How does Structural Maintenance of Chromosomes (SMC) protein interactions with DNA to organise bacterial chromosomes?
Structural Maintenance of Chromosomes (SMC) proteins, also known as cohesins and condensins in eukaryotes, are crucial for chromosome organisation in all living organisms, but how SMC translocates on a protein-laden chromosome is poorly investigated.
Whether SMC impacts DNA-translocating proteins such as RNA polymerase and is, in turn, influenced by such proteins, is not well understood. How different cellular processes share the same DNA but avoid, or resolve, conflicts is a question that arises in all cells and all domains of life.
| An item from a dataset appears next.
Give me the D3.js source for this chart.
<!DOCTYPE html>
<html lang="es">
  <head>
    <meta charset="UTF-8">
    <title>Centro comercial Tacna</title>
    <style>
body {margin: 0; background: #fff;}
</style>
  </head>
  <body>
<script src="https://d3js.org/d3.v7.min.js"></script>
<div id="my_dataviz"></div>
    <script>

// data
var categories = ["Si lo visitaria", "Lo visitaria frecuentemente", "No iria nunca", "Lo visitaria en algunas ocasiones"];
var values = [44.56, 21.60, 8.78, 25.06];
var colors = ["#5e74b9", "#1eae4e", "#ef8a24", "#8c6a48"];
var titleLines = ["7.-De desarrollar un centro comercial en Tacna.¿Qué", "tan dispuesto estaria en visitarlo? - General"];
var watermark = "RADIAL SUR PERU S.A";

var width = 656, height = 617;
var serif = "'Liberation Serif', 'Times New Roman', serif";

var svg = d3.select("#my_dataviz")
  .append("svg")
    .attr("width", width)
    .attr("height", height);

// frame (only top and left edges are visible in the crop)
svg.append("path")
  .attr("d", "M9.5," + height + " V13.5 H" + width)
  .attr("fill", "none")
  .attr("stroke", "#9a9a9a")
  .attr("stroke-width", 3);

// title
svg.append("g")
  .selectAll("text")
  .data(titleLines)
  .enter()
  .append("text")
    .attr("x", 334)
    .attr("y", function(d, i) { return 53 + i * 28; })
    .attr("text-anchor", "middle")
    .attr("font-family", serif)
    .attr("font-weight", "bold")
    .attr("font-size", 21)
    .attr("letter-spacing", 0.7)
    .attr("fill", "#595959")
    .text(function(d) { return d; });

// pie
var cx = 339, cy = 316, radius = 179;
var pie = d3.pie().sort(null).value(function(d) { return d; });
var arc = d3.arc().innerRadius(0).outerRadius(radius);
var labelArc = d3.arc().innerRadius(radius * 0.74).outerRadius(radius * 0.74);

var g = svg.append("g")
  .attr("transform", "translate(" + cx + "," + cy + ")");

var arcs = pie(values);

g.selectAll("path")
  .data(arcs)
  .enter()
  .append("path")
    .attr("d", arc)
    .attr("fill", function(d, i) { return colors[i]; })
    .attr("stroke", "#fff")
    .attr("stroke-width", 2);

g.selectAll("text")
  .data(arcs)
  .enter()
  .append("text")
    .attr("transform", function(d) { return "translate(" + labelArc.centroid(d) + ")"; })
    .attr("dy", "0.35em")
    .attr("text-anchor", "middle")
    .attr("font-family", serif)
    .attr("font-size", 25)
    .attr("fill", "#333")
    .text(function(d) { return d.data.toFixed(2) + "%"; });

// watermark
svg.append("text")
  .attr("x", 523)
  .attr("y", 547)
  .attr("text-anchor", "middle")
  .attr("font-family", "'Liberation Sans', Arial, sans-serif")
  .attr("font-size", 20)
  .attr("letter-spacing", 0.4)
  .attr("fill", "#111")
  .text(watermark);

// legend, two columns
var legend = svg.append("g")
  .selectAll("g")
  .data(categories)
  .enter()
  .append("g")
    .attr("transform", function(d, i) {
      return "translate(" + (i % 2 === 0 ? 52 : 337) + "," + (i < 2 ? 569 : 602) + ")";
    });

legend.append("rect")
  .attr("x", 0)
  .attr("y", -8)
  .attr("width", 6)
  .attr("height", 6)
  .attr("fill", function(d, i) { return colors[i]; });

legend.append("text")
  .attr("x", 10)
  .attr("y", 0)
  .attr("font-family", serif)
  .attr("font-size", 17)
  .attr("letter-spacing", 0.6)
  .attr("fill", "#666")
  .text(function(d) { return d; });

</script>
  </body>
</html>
Tung Le group’s recent study provided experimental evidence that the translocation of bacterial SMC on the chromosome is strongly influenced by RNA polymerase.
The group showed that highly-transcribed genes oriented to collide head-on with translocating SMC slowing down and potentially stopping SMC translocation. This might have contributed to the evolutionary selection for highly-transcribed genes to be co-oriented with the direction of DNA replication and SMC movement.
Broadly, the group’s work demonstrated a tight interdependence of bacterial chromosome organisation and the highly non-random global pattern of transcription. Furthermore, they demonstrated that the translocation of bacterial SMC is directional, starting at the bacterial centromere site parS and moving progressively towards the replication terminus, extruding out DNA in a loop as a result of this directional movement.
The finding that bacterial SMC translocation is directional has significant implications for how eukaryotic cohesins extrude DNA loops (Rao et al 2015 Cell, Sanborn et al 2015 PNAS, Fudenberg et al 2016 Cell Rep).
Caulobacter crescentus as model organism
The Le group’s findings were greatly aided by using Caulobacter as a model system.
Caulobacter is easily synchronised, enabling us to generate genome-wide data for a homogenous population of G1-phase cells that each contain a single chromosome.
As there is no active DNA replication in the G1 cells, they were able to isolate and specifically study the effect of transcription on SMC translocation and global chromosome organisation, without confounding effects from replication-transcription conflicts.